Rib fractures are the most common chest injury accounting for 10 to 15 percent of all traumatic injuries in the U.S. Nearly 300,000 people are seen each year for rib fractures and 7 percent of this population will require hospitalization for medical, pain, and/ or surgical management.
Rib fractures can cause serious complications including: bleeding in the chest (hemothorax), collapse of the lung (pneumothorax), or result in a fluid accumulation in the chest (pleural effusion), just to name a few. As well, rib fractures may contribute to the development of a lung infection or pneumonia. These problems are important to diagnose following chest trauma and even more importantly, when present, they need to be followed closely in the early post-traumatic period.
Pain is the most common symptom that people experience with rib fractures. It will often take the upwards of 6 weeks, sometimes 6 months for the fractures to heal and for patients to become entirely pain free. This pain results mostly from the movement of the broken ends and subsequently, with each motion or deep breath, the unstable ends move and pain ensues.
Pain control is a top priority in the care of patients with rib fractures. Poor pain control renders the patients unable to effectively breathe deeply, placing them at risk for collapse of the air sacs in their lungs (atelectasis) and at higher risk for infection in their lung (pneumonia). Additionally, when people are in pain they eat less, they cannot effectively sleep, and they are unable to move freely, or participate in their normal activities including work.

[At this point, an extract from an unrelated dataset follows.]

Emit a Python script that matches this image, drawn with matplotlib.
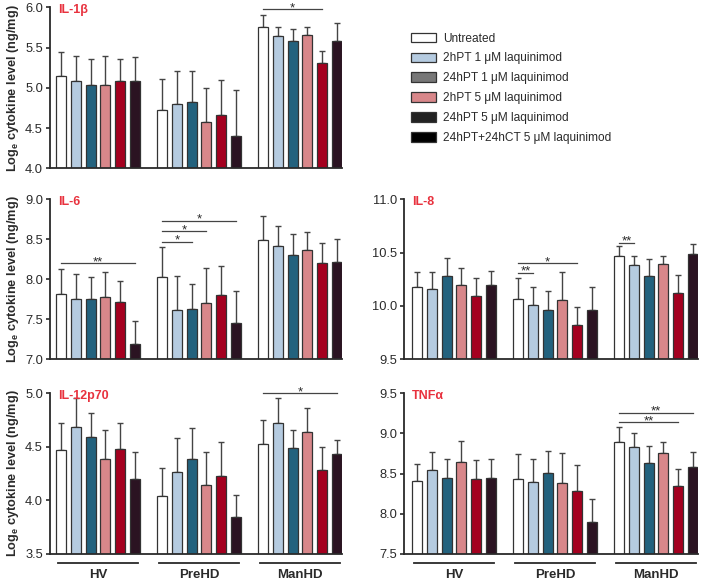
import matplotlib
matplotlib.use("agg")
import matplotlib.pyplot as plt
import matplotlib.transforms as mtransforms
from matplotlib.patches import Patch
import numpy as np

plt.rcParams['font.family'] = ['Liberation Sans', 'DejaVu Sans']
plt.rcParams['mathtext.fontset'] = 'custom'
plt.rcParams['mathtext.rm'] = 'Liberation Sans'
plt.rcParams['mathtext.bf'] = 'Liberation Sans:bold'

groups = ['HV', 'PreHD', 'ManHD']
treatments = ['Untreated', '2hPT 1 μM laquinimod', '24hPT 1 μM laquinimod',
              '2hPT 5 μM laquinimod', '24hPT 5 μM laquinimod',
              '24hPT+24hCT 5 μM laquinimod']

# means and SEM per group (rows) and treatment (columns)
il1b_mean = [[5.15, 5.09, 5.035, 5.035, 5.09, 5.08],
             [4.72, 4.80, 4.82, 4.57, 4.66, 4.40],
             [5.75, 5.64, 5.58, 5.65, 5.31, 5.58]]
il1b_err = [[0.29, 0.30, 0.325, 0.355, 0.27, 0.30],
            [0.39, 0.41, 0.39, 0.43, 0.44, 0.57],
            [0.16, 0.12, 0.15, 0.10, 0.15, 0.22]]

il6_mean = [[7.82, 7.75, 7.76, 7.78, 7.72, 7.19],
            [8.03, 7.62, 7.63, 7.70, 7.80, 7.45],
            [8.49, 8.42, 8.30, 8.37, 8.20, 8.22]]
il6_err = [[0.31, 0.31, 0.27, 0.31, 0.26, 0.29],
           [0.37, 0.42, 0.31, 0.44, 0.37, 0.40],
           [0.30, 0.25, 0.27, 0.22, 0.26, 0.29]]

il8_mean = [[10.18, 10.16, 10.28, 10.20, 10.09, 10.20],
            [10.07, 10.01, 9.96, 10.06, 9.82, 9.96],
            [10.47, 10.38, 10.28, 10.39, 10.12, 10.49]]
il8_err = [[0.14, 0.16, 0.17, 0.16, 0.17, 0.13],
           [0.19, 0.17, 0.18, 0.26, 0.17, 0.22],
           [0.09, 0.09, 0.16, 0.08, 0.17, 0.09]]

il12_mean = [[4.47, 4.69, 4.59, 4.39, 4.48, 4.20],
             [4.04, 4.27, 4.39, 4.14, 4.23, 3.85],
             [4.53, 4.72, 4.49, 4.64, 4.28, 4.43]]
il12_err = [[0.25, 0.27, 0.225, 0.265, 0.24, 0.25],
            [0.26, 0.31, 0.29, 0.31, 0.32, 0.20],
            [0.22, 0.24, 0.17, 0.22, 0.22, 0.13]]

tnf_mean = [[8.41, 8.54, 8.44, 8.64, 8.43, 8.45],
            [8.43, 8.39, 8.51, 8.38, 8.29, 7.90],
            [8.89, 8.83, 8.63, 8.76, 8.35, 8.58]]
tnf_err = [[0.21, 0.23, 0.24, 0.27, 0.24, 0.23],
           [0.31, 0.29, 0.27, 0.38, 0.32, 0.29],
           [0.19, 0.17, 0.22, 0.13, 0.21, 0.19]]

# significance brackets: (group, first bar, last bar, y, label)
il1b_sig = [(2, 0, 4, 5.975, '*')]
il6_sig = [(0, 0, 5, 8.20, '**'), (1, 0, 2, 8.47, '*'),
           (1, 0, 3, 8.60, '*'), (1, 0, 5, 8.73, '*')]
il8_sig = [(1, 0, 1, 10.31, '**'), (1, 0, 4, 10.40, '*'), (2, 0, 1, 10.59, '**')]
il12_sig = [(2, 0, 5, 5.0, '*')]
tnf_sig = [(2, 0, 4, 9.14, '**'), (2, 0, 5, 9.26, '**')]

bar_colors = ['#ffffff', '#b5cbe0', '#23627e', '#d8878a', '#a4001f', '#2b1322']
legend_colors = ['#ffffff', '#b5cbe0', '#777777', '#d8878a', '#222222', '#000000']
title_color = '#e8323e'
ink = '#2a2a2a'

step = 0.146
width = 0.10

fig = plt.figure(figsize=(7.09, 5.82), dpi=100)


def panel(rect, xlim, means, errs, sigs, ylim, title, ylabel, xlabels):
    ax = fig.add_axes(rect)
    for g in range(3):
        for i in range(6):
            x = g + (i - 2.5) * step
            ax.bar(x, means[g][i], width, bottom=0, color=bar_colors[i],
                   edgecolor='#333333', linewidth=0.9, zorder=2)
            ax.errorbar(x, means[g][i], yerr=[[0], [errs[g][i]]], fmt='none',
                        ecolor='#444444', elinewidth=1.0, capsize=2.2,
                        capthick=1.0, zorder=1)
    for g, i, j, y, lab in sigs:
        x0 = g + (i - 2.5) * step
        x1 = g + (j - 2.5) * step
        ax.plot([x0, x1], [y, y], color='#444444', lw=0.9, clip_on=False)
        # asterisks sit high in the glyph box, so drop the baseline a bit
        ax.annotate(lab, ((x0 + x1) / 2, y), xytext=(0, -1.3),
                    textcoords='offset points', ha='center', va='baseline',
                    fontsize=9.5, color=ink, annotation_clip=False)
    ax.set_xlim(*xlim)
    ax.set_ylim(*ylim)
    ax.set_yticks(np.arange(ylim[0], ylim[1] + 0.01, 0.5))
    ax.set_yticklabels([f'{v:.1f}' for v in ax.get_yticks()])
    ax.set_xticks([])
    for s in ['top', 'right']:
        ax.spines[s].set_visible(False)
    for s in ['left', 'bottom']:
        ax.spines[s].set_linewidth(1.3)
        ax.spines[s].set_color(ink)
    ax.tick_params(axis='y', length=3, width=1.2, color=ink, labelsize=9.3,
                   labelcolor=ink, pad=2)
    ax.text(0.027, 0.985, title, transform=ax.transAxes, ha='left',
            va='center', fontsize=9, fontweight='bold', color=title_color)
    if ylabel:
        ax.set_ylabel('Log$_\\mathbf{e}$ cytokine level (ng/mg)',
                      fontsize=9.2, fontweight='bold', color=ink, labelpad=3)
    if xlabels:
        tr = mtransforms.blended_transform_factory(ax.transData, ax.transAxes)
        for g, name in enumerate(groups):
            ax.plot([g - 0.40, g + 0.40], [-0.056, -0.056], color=ink, lw=1.3,
                    transform=tr, clip_on=False)
            ax.text(g, -0.13, name, transform=tr, ha='center', va='center',
                    fontsize=9.5, fontweight='bold', color=ink)
    return ax


lx, lw = 50 / 709, 292 / 709
rx, rw = 404 / 709, 294 / 709
b1, h1 = 1 - 168.3 / 582, 161 / 582
b2, h2 = 1 - 359.3 / 582, 160 / 582
b3, h3 = 1 - 554 / 582, 160.7 / 582
lxlim = (-0.475, 2.416)
rxlim = (-0.495, 2.416)

panel([lx, b1, lw, h1], lxlim, il1b_mean, il1b_err, il1b_sig, (4.0, 6.0),
      'IL-1β', True, False)
panel([lx, b2, lw, h2], lxlim, il6_mean, il6_err, il6_sig, (7.0, 9.0),
      'IL-6', True, False)
panel([rx, b2, rw, h2], rxlim, il8_mean, il8_err, il8_sig, (9.5, 11.0),
      'IL-8', False, False)
panel([lx, b3, lw, h3], lxlim, il12_mean, il12_err, il12_sig, (3.5, 5.0),
      'IL-12p70', True, True)
panel([rx, b3, rw, h3], rxlim, tnf_mean, tnf_err, tnf_sig, (7.5, 9.5),
      'TNFα', False, True)

handles = [Patch(facecolor=c, edgecolor='#333333', linewidth=0.9)
           for c in legend_colors]
fig.legend(handles, treatments, loc='upper left',
           bbox_to_anchor=(407 / 709, 1 - 29 / 582), frameon=False,
           fontsize=8.6, handlelength=2.1, handleheight=0.85,
           handletextpad=0.6, labelspacing=0.66, borderaxespad=0,
           borderpad=0.3, labelcolor=ink)

plt.savefig('out.png', dpi=100)
plt.close()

Rib fractures are most often uncomplicated which means that the fractured rib(s) are broken in one place. These uncomplicated fractures are usually not displaced allowing for realignment during the healing process and little movement with breathing and moving. These fractures can usually be managed conservatively with simple pain control and time.
However, at times, the fractures are considered complicated either because multiple breaks are present on each fractured rib causing the broken segments to be unstable, or when the broken ends are severely displaced. These complicated fractured ribs are often more unstable during activity and breathing and will likely take longer to heal; some may never heal normally.
3D reconstruction of fractured ribs before surgery
Historically, good pain control and at times the use of a stabilizing elastic binder (to wrap around the chest) have been the only treatment options for most rib fractures. These treatment options continue to be utilized and are effective for many patients with uncomplicated rib fractures.
For the more complicated rib fractures we may also consider early surgical intervention to stabilize the unstable and/or displaced fractures. This is accomplished by screwing a small, customized, titanium plate across the fractured segment(s) of the rib thus achieving surgical fixation (stabilization); these plates realign the ribs and speed up the healing process.
Images from after rib plating surgery
Swedish Thoracic Surgery offers a specific clinic that is designed to care for patients with newly fractured ribs, both complicated and uncomplicated. We have a multidisciplinary team of care providers including thoracic surgeons, an interventional pulmonologist, and nurse practitioners who are available to evaluate the injury and make a clinical treatment plan that is individually tailored to each patient’s needs. This clinical plan would include consideration of the patient’s age, their underlying health, the severity of the fractures and the specific needs in their life. Our team is equipped to work closely with patients and caregivers to prevent potential and unnecessary post-traumatic complications and guide them to a quicker recovery and earlier return to productive and normal activities of daily living.